Final answer:
The speed of the freight train is 60 mph, and the speed of the passenger train is 100 mph. This is determined by setting up equations representing the distance each train has traveled when the passenger train catches up and solving for the speed of the freight train.
Step-by-step explanation:
To solve the problem involving the two trains, we need to set up a system of equations based on the information given. We are told that the passenger train leaves 4 hours after the freight train and that it travels at a speed that is 40 mph faster. Furthermore, the passenger train catches up with the freight train in 6 hours. Let's denote the speed of the freight train as x mph and the speed of the passenger train as x + 40 mph.

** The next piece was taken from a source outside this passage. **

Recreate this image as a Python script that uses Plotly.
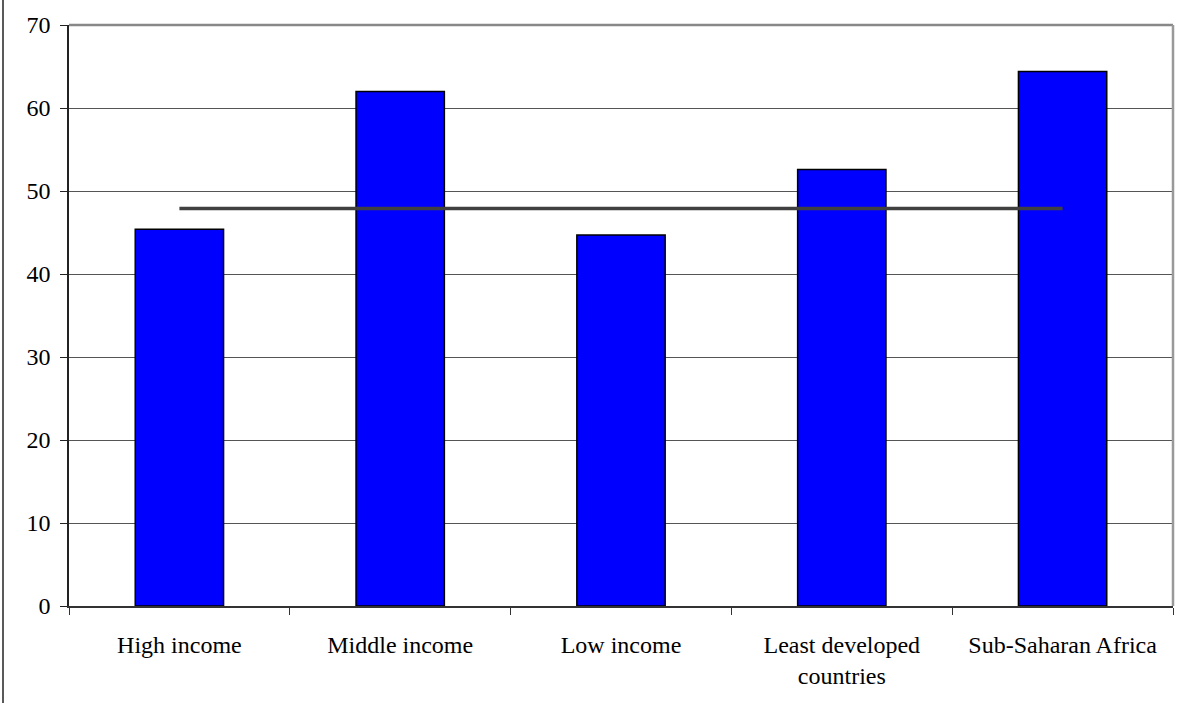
import plotly.graph_objects as go

categories = ["High income", "Middle income", "Low income",
              "Least developed<br>countries", "Sub-Saharan Africa"]
values = [45.4, 62.0, 44.7, 52.6, 64.4]
average = [47.9, 47.9, 47.9, 47.9, 47.9]
y_ticks = [0, 10, 20, 30, 40, 50, 60, 70]

W, H = 1189, 703
ML, MR, MT, MB = 69, 16, 25, 97
PW, PH = W - ML - MR, H - MT - MB

font = dict(family="Liberation Serif, Times New Roman, serif", size=24, color="#000000")

fig = go.Figure()
fig.add_trace(go.Bar(
    x=categories, y=values, width=0.4,
    marker=dict(color="#0000FF", line=dict(color="#000000", width=1.5)),
    showlegend=False, hoverinfo="x+y",
))
fig.add_trace(go.Scatter(
    x=categories, y=average, mode="lines",
    line=dict(color="#404040", width=3.5),
    showlegend=False,
))

fig.update_layout(
    width=W, height=H,
    margin=dict(l=ML, r=MR, t=MT, b=MB, pad=0),
    paper_bgcolor="white", plot_bgcolor="white",
    font=font,
    bargap=0.6,
    xaxis=dict(
        type="category", showgrid=False, zeroline=False,
        showline=True, linecolor="#333333", linewidth=2,
        ticks="outside", tickson="boundaries", ticklen=7,
        tickcolor="#333333", tickwidth=1,
        tickfont=font, ticklabelstandoff=16,
    ),
    yaxis=dict(
        range=[0, 70], tickvals=y_ticks, showgrid=True,
        gridcolor="#555555", gridwidth=1, zeroline=False,
        showline=True, linecolor="#222222", linewidth=1.5,
        ticks="outside", ticklen=7, tickcolor="#222222", tickwidth=1,
        tickfont=font, ticklabelstandoff=5,
    ),
    shapes=[
        # frame: top and right edges of the plot area
        dict(type="line", xref="paper", yref="paper", x0=0, x1=1, y0=1, y1=1,
             line=dict(color="#888888", width=2.5)),
        dict(type="line", xref="paper", yref="paper", x0=1, x1=1, y0=0, y1=1,
             line=dict(color="#999999", width=2.5)),
        # outer chart border on the left
        dict(type="line", xref="paper", yref="paper",
             x0=(3 - ML) / PW, x1=(3 - ML) / PW,
             y0=-MB / PH - 0.01, y1=1 + MT / PH + 0.01,
             line=dict(color="#222222", width=1.5)),
    ],
)

fig.write_html("out.html")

Since the freight train has a 4-hour head start, it travels for a total of 10 hours by the time the passenger train catches up. The passenger train, on the other hand, travels for 6 hours. We can now set up the following equations based on the distances each train travels, which will be equal at the point of overtaking:
Distance traveled by freight train = speed of freight train × time of travel for freight train
Distance traveled by passenger train = speed of passenger train × time of travel for passenger train
By substituting the expressions for speed, we get:
(Freight train distance) x × 10
(Passenger train distance) (x + 40) × 6
As the distances are equal at the moment of overtaking, the equations can be set equal to each other:
x × 10 = (x + 40) × 6
Solving for x:
10x = 6x + 240
4x = 240
x = 60 mph (speed of freight train)
The passenger train's speed will be x + 40 mph = 100 mph.